Exercise aim:
Set the listing down again exactly, please, apart from its pictures.
+-------+
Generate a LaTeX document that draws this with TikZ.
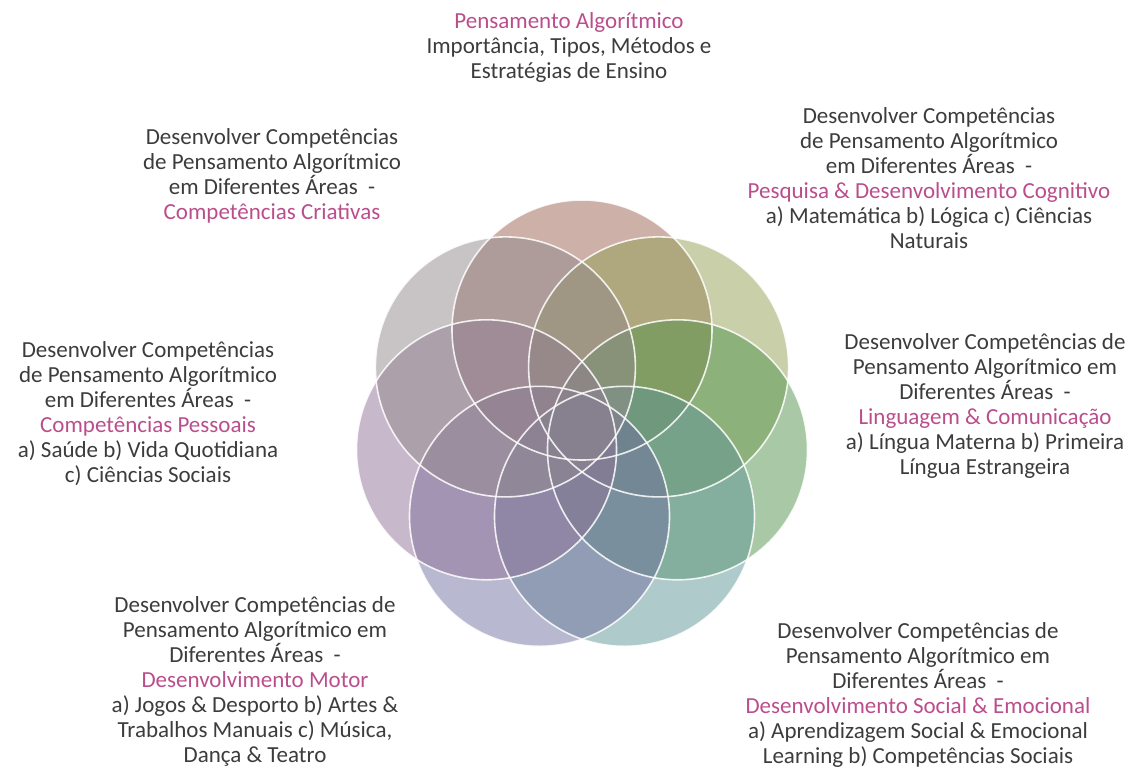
\documentclass[tikz,border=0pt]{standalone}
\usepackage{fontspec}
\setmainfont{Carlito}
\definecolor{txt}{RGB}{60,60,60}
\definecolor{pnk}{RGB}{186,78,140}
\definecolor{cA}{RGB}{155,97,81}
\definecolor{cB}{RGB}{145,137,141}
\definecolor{cC}{RGB}{147,159,83}
\definecolor{cD}{RGB}{145,113,151}
\definecolor{cE}{RGB}{83,147,77}
\definecolor{cF}{RGB}{113,113,161}
\definecolor{cG}{RGB}{95,149,149}
\tikzset{
  petal/.style={circle, minimum size=260pt, inner sep=0pt, outer sep=0pt, fill opacity=0.5},
  rim/.style={circle, minimum size=260pt, inner sep=0pt, outer sep=0pt, draw=white, line width=1.6pt, draw opacity=0.85},
  lbl/.style={align=center, inner sep=0pt, text=txt, font=\fontsize{23}{25}\selectfont},
  hl/.style={text=pnk}
}
\begin{document}
\begin{tikzpicture}[x=1pt,y=-1pt]
\useasboundingbox (0,0) rectangle (1136,769);
% petals
\node[petal, fill=cA] (pA) at (582,330) {};
\node[petal, fill=cC] (pC) at (658.6,366.9) {};
\node[petal, fill=cE] (pE) at (677.5,449.8) {};
\node[petal, fill=cG] (pG) at (624.5,516.3) {};
\node[petal, fill=cF] (pF) at (539.5,516.3) {};
\node[petal, fill=cD] (pD) at (486.5,449.8) {};
\node[petal, fill=cB] (pB) at (505.4,366.9) {};
% outlines
\node[rim] (rA) at (582,330) {};
\node[rim] (rC) at (658.6,366.9) {};
\node[rim] (rE) at (677.5,449.8) {};
\node[rim] (rG) at (624.5,516.3) {};
\node[rim] (rF) at (539.5,516.3) {};
\node[rim] (rD) at (486.5,449.8) {};
\node[rim] (rB) at (505.4,366.9) {};
% labels
\node[lbl] (tTop) at (569,47) {\textcolor{pnk}{Pensamento Algorítmico}\\Importância, Tipos, Métodos e\\Estratégias de Ensino};
\node[lbl] (tUL) at (272,176) {Desenvolver Competências\\de Pensamento Algorítmico\\em Diferentes Áreas~ -\\\textcolor{pnk}{Competências Criativas}};
\node[lbl] (tUR) at (929,178) {Desenvolver Competências\\de Pensamento Algorítmico\\em Diferentes Áreas~ -\\\textcolor{pnk}{Pesquisa \& Desenvolvimento Cognitivo}\\a) Matemática b) Lógica c) Ciências\\Naturais};
\node[lbl] (tL) at (148,414) {Desenvolver Competências\\de Pensamento Algorítmico\\em Diferentes Áreas~ -\\\textcolor{pnk}{Competências Pessoais}\\a) Saúde b) Vida Quotidiana\\c) Ciências Sociais};
\node[lbl] (tR) at (985,406) {Desenvolver Competências de\\Pensamento Algorítmico em\\Diferentes Áreas~ -\\\textcolor{pnk}{Linguagem \& Comunicação}\\a) Língua Materna b) Primeira\\Língua Estrangeira};
\node[lbl] (tBL) at (255,681) {Desenvolver Competências de\\Pensamento Algorítmico em\\Diferentes Áreas~ -\\\textcolor{pnk}{Desenvolvimento Motor}\\a) Jogos \& Desporto b) Artes \&\\Trabalhos Manuais c) Música,\\Dança \& Teatro};
\node[lbl] (tBR) at (918,694.5) {Desenvolver Competências de\\Pensamento Algorítmico em\\Diferentes Áreas~ -\\\textcolor{pnk}{Desenvolvimento Social \& Emocional}\\a) Aprendizagem Social \& Emocional\\Learning b) Competências Sociais};
\end{tikzpicture}
\end{document}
+-------+
Answer below:
Generate a LaTeX document that draws this with TikZ.
\documentclass[tikz,border=0pt]{standalone}
\usepackage{fontspec}
\setmainfont{Carlito}
\definecolor{txt}{RGB}{60,60,60}
\definecolor{pnk}{RGB}{186,78,140}
\definecolor{cA}{RGB}{155,97,81}
\definecolor{cB}{RGB}{145,137,141}
\definecolor{cC}{RGB}{147,159,83}
\definecolor{cD}{RGB}{145,113,151}
\definecolor{cE}{RGB}{83,147,77}
\definecolor{cF}{RGB}{113,113,161}
\definecolor{cG}{RGB}{95,149,149}
\tikzset{
  petal/.style={circle, minimum size=260pt, inner sep=0pt, outer sep=0pt, fill opacity=0.5},
  rim/.style={circle, minimum size=260pt, inner sep=0pt, outer sep=0pt, draw=white, line width=1.6pt, draw opacity=0.85},
  lbl/.style={align=center, inner sep=0pt, text=txt, font=\fontsize{23}{25}\selectfont},
  hl/.style={text=pnk}
}
\begin{document}
\begin{tikzpicture}[x=1pt,y=-1pt]
\useasboundingbox (0,0) rectangle (1136,769);
% petals
\node[petal, fill=cA] (pA) at (582,330) {};
\node[petal, fill=cC] (pC) at (658.6,366.9) {};
\node[petal, fill=cE] (pE) at (677.5,449.8) {};
\node[petal, fill=cG] (pG) at (624.5,516.3) {};
\node[petal, fill=cF] (pF) at (539.5,516.3) {};
\node[petal, fill=cD] (pD) at (486.5,449.8) {};
\node[petal, fill=cB] (pB) at (505.4,366.9) {};
% outlines
\node[rim] (rA) at (582,330) {};
\node[rim] (rC) at (658.6,366.9) {};
\node[rim] (rE) at (677.5,449.8) {};
\node[rim] (rG) at (624.5,516.3) {};
\node[rim] (rF) at (539.5,516.3) {};
\node[rim] (rD) at (486.5,449.8) {};
\node[rim] (rB) at (505.4,366.9) {};
% labels
\node[lbl] (tTop) at (569,47) {\textcolor{pnk}{Pensamento Algorítmico}\\Importância, Tipos, Métodos e\\Estratégias de Ensino};
\node[lbl] (tUL) at (272,176) {Desenvolver Competências\\de Pensamento Algorítmico\\em Diferentes Áreas~ -\\\textcolor{pnk}{Competências Criativas}};
\node[lbl] (tUR) at (929,178) {Desenvolver Competências\\de Pensamento Algorítmico\\em Diferentes Áreas~ -\\\textcolor{pnk}{Pesquisa \& Desenvolvimento Cognitivo}\\a) Matemática b) Lógica c) Ciências\\Naturais};
\node[lbl] (tL) at (148,414) {Desenvolver Competências\\de Pensamento Algorítmico\\em Diferentes Áreas~ -\\\textcolor{pnk}{Competências Pessoais}\\a) Saúde b) Vida Quotidiana\\c) Ciências Sociais};
\node[lbl] (tR) at (985,406) {Desenvolver Competências de\\Pensamento Algorítmico em\\Diferentes Áreas~ -\\\textcolor{pnk}{Linguagem \& Comunicação}\\a) Língua Materna b) Primeira\\Língua Estrangeira};
\node[lbl] (tBL) at (255,681) {Desenvolver Competências de\\Pensamento Algorítmico em\\Diferentes Áreas~ -\\\textcolor{pnk}{Desenvolvimento Motor}\\a) Jogos \& Desporto b) Artes \&\\Trabalhos Manuais c) Música,\\Dança \& Teatro};
\node[lbl] (tBR) at (918,694.5) {Desenvolver Competências de\\Pensamento Algorítmico em\\Diferentes Áreas~ -\\\textcolor{pnk}{Desenvolvimento Social \& Emocional}\\a) Aprendizagem Social \& Emocional\\Learning b) Competências Sociais};
\end{tikzpicture}
\end{document}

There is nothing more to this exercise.